I've only posted a handful of photos on this blog so far and each time I select a photo, I begin my dialog by writing about how each photo is a favorite. Well, this is no different. I guess maybe it's a given -- each photo here is a favorite because I don't even bother scanning an image unless it has that "favorite" potential. I normally don't even take the time to work with an image unless it calls out to me from the start, and for that matter, I normally don't even waste the film if I don't find what I see through the viewfinder particularly interesting. I'm not sure if that's good or bad, I just hate to waste film. I don't mind wasting money on shoes or time on the internet or calories on Dreyer's Dreamery Peanut Butter Chunk ice cream, but I hate wasting film on less than desirable compositions. I guess where I'm going with this is that it's just really nice to be doing this for myself now. No college instructors commanding 10 perfect prints by next week, no showing up when the lab opened so I could get the Bessy enlarger that I liked the best, no signing up for time slots on the 2000P that didn't band, no more wasting film just to fulfill an assignment... I can do what I want, when I want and I can do it in the comfort of my own home, my "favorite" place to work. That being said, this shot is a favorite for many reasons: the place, the day, the company.. it had all the workings of a favorite memory. It was taken at my dad's cabin just after a brief but strong summer thunderstorm. He and I sat up against the house in a comfy wooden porch swing and waited out the rain. My first SLR, my grandpa's Fujica AZ-1, sat ready and waiting in my right hand. I love the summer.
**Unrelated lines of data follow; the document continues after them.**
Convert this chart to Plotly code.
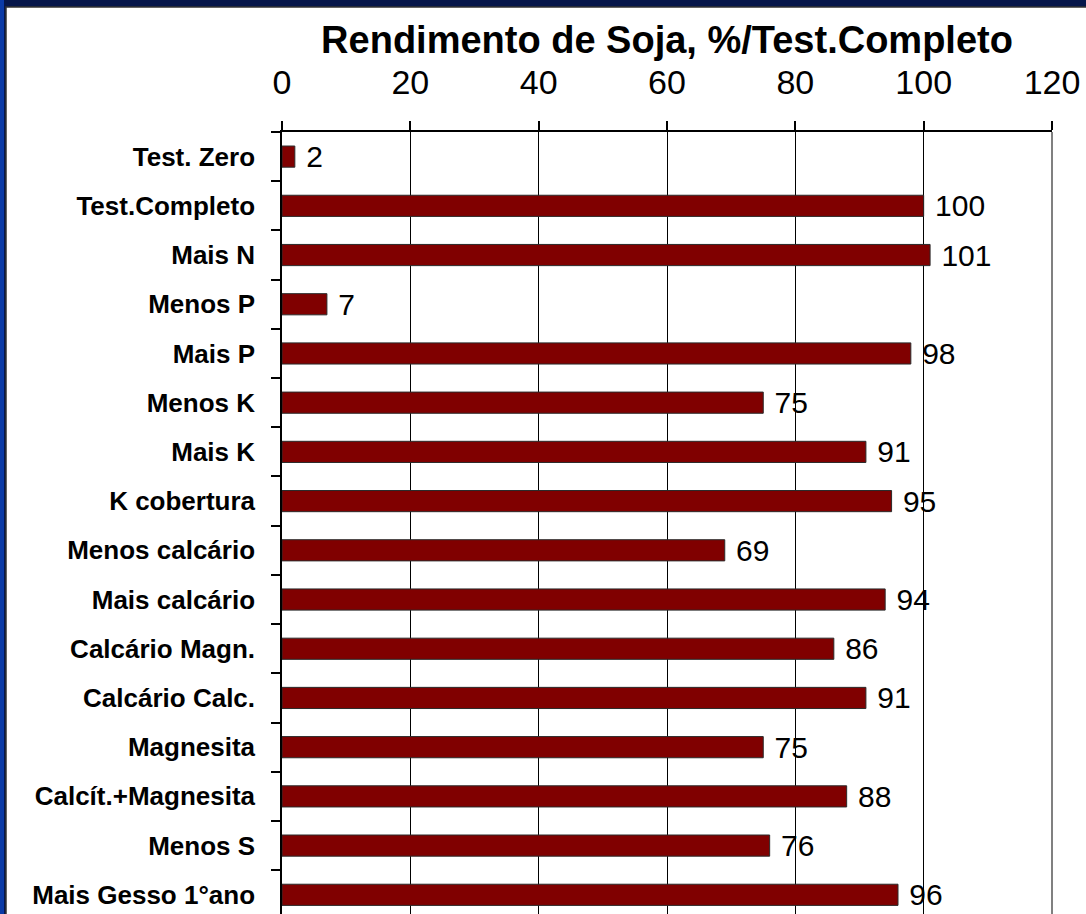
import plotly.graph_objects as go

categories = ["Test. Zero", "Test.Completo", "Mais N", "Menos P", "Mais P", "Menos K",
              "Mais K", "K cobertura", "Menos calcário", "Mais calcário", "Calcário Magn.",
              "Calcário Calc.", "Magnesita", "Calcít.+Magnesita", "Menos S", "Mais Gesso 1°ano"]
values = [2, 100, 101, 7, 98, 75, 91, 95, 69, 94, 86, 91, 75, 88, 76, 96]
x_ticks = [0, 20, 40, 60, 80, 100, 120]
title_text = "Rendimento de Soja, %/Test.Completo"

FONT = "Liberation Sans, Arial, sans-serif"

fig = go.Figure()
fig.add_trace(go.Bar(
    y=categories, x=values, orientation="h",
    width=0.43,
    marker=dict(color="#800000", line=dict(color="#2a2a2a", width=1)),
    text=["\u00a0" + str(v) for v in values],
    textposition="outside",
    constraintext="none",
    textfont=dict(family=FONT, size=30, color="black"),
    outsidetextfont=dict(family=FONT, size=30, color="black"),
    cliponaxis=False,
))

W, H = 1086, 914
L, R, T, B = 282, 34, 132, 0

fig.update_layout(
    width=W, height=H,
    margin=dict(l=L, r=R, t=T, b=B, pad=0),
    paper_bgcolor="#06164a",
    plot_bgcolor="white",
    showlegend=False,
    title=dict(text="<b>" + title_text + "</b>", x=(L + (W - L - R) / 2) / W, xanchor="center",
               y=1 - 40 / H, yanchor="middle",
               font=dict(family=FONT, size=38, color="black")),
    xaxis=dict(
        side="top", range=[0, 120], tickvals=x_ticks,
        showgrid=True, gridcolor="black", gridwidth=1,
        showline=True, linecolor="black", linewidth=1.5,
        ticks="outside", ticklen=9, tickcolor="black", tickwidth=1.5,
        ticklabelstandoff=14,
        tickfont=dict(family=FONT, size=34, color="black"),
        zeroline=False, fixedrange=True,
    ),
    yaxis=dict(
        type="category", categoryorder="array", categoryarray=categories,
        range=[15.39, -0.5],
        tickson="boundaries", ticks="outside", ticklen=9, tickcolor="black", tickwidth=1.5,
        showline=True, linecolor="black", linewidth=1.5,
        showgrid=False, ticklabelstandoff=20,
        tickfont=dict(family=FONT, size=26, color="black", weight="bold"),
        fixedrange=True,
    ),
    shapes=[
        # blue left border band
        dict(type="rect", xref="paper", yref="paper",
             x0=-L / (W - L - R), x1=-(L - 4) / (W - L - R), y0=-0.01, y1=1 + T / (H - T),
             fillcolor="#0b3aa6", line=dict(width=0), layer="below"),
        # white panel
        dict(type="rect", xref="paper", yref="paper",
             x0=-(L - 6) / (W - L - R), x1=1 + R / (W - L - R) + 0.01,
             y0=-0.01, y1=1 + (T - 7) / (H - T),
             fillcolor="white", line=dict(color="#333333", width=1.5), layer="below"),
        # right gray border of plot
        dict(type="line", xref="paper", yref="paper", x0=1, x1=1, y0=0, y1=1,
             line=dict(color="#808080", width=2)),
    ],
)

fig.write_html("out.html", config={"displayModeBar": False},
               post_script="document.body.style.margin='0';document.body.style.overflow='hidden';")
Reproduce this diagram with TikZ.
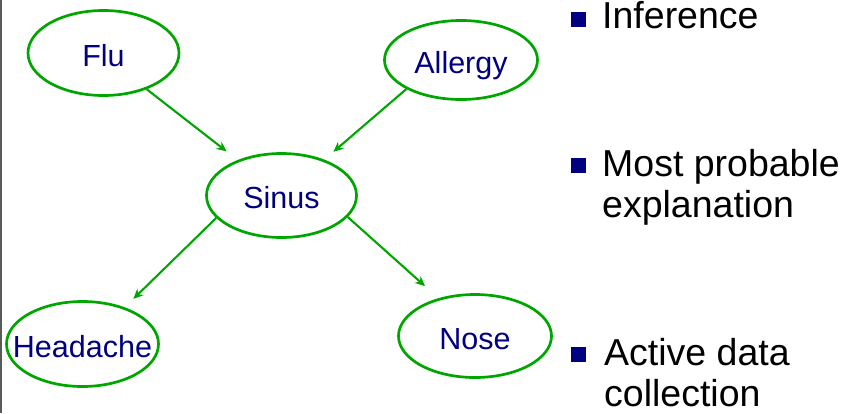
\documentclass[tikz,border=0pt]{standalone}
\usepackage{fontspec}
\setmainfont{Liberation Sans}
\usetikzlibrary{shapes.geometric,arrows.meta}
\definecolor{edgegreen}{RGB}{0,166,0}
\definecolor{navytext}{RGB}{0,0,128}
\definecolor{framegray}{RGB}{90,90,90}
\begin{document}
\begin{tikzpicture}[x=1pt,y=-1pt,
  var/.style={ellipse, draw=edgegreen, line width=2.7pt, inner sep=0pt},
  vlabel/.style={text=navytext, font=\fontsize{30.5}{30.5}\selectfont, text height=22pt, text depth=0pt, inner sep=0pt, yshift=-2pt},
  edge/.style={draw=edgegreen, line width=2.1pt, -{Stealth[length=10pt,width=9pt]}},
  bullet/.style={fill=navytext, minimum size=15pt, inner sep=0pt},
  btext/.style={font=\fontsize{37.5}{40.5}\selectfont, align=left, anchor=base west, inner sep=0pt}]
\useasboundingbox (0,0) rectangle (846,413);
\draw[framegray, line width=1.5pt] (0.75,0) -- (0.75,413);

\node[var, minimum width=151pt, minimum height=85pt, label={[vlabel]center:Flu}] (flu) at (103.5,53) {};
\node[var, minimum width=153pt, minimum height=79pt, label={[vlabel]center:Allergy}] (allergy) at (461,60) {};
\node[var, minimum width=150pt, minimum height=84pt, label={[vlabel]center:Sinus}] (sinus) at (281.5,195.5) {};
\node[var, minimum width=152pt, minimum height=85pt, label={[vlabel]center:Headache}] (headache) at (82.5,344) {};
\node[var, minimum width=153pt, minimum height=83pt, label={[vlabel]center:Nose}] (nose) at (475,336) {};

\draw[edge, shorten >=14pt] (flu.-40) -- (sinus.141.4);
\draw[edge, shorten >=12pt] (allergy.208.6) -- (sinus.40.7);
\draw[edge, shorten >=12pt] (sinus.199) -- (headache.41.6);
\draw[edge, shorten >=18pt] (sinus.-18.4) -- (nose.134.4);

\node[bullet] (b1) at (578.5,19.5) {};
\node[btext] (t1) at (602,28) {Inference};
\node[bullet] (b2) at (578.5,165) {};
\node[btext] (t2) at (602,217) {Most probable\\explanation};
\node[bullet] (b3) at (578.5,354.5) {};
\node[btext] (t3) at (604,406) {Active data\\collection};
\end{tikzpicture}
\end{document}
Another from the North Fork trail to Ben Lomond. This is a view from one of the many switchbacks along the first four miles of the trail. The sun was just up from behind the mountains on the other side of the valley. It was absolutely stunning.

Each year on the last Saturday in September, my husband and I carry on his birthday tradition by hiking to 9712' Ben Lomond Peak. There are a few ways to reach the summit but we tend to hike the trail beginning at North Fork. It's 7.6 miles each way and gains about 3500' in elevation. This image was taken on my first trip about three miles from the trailhead.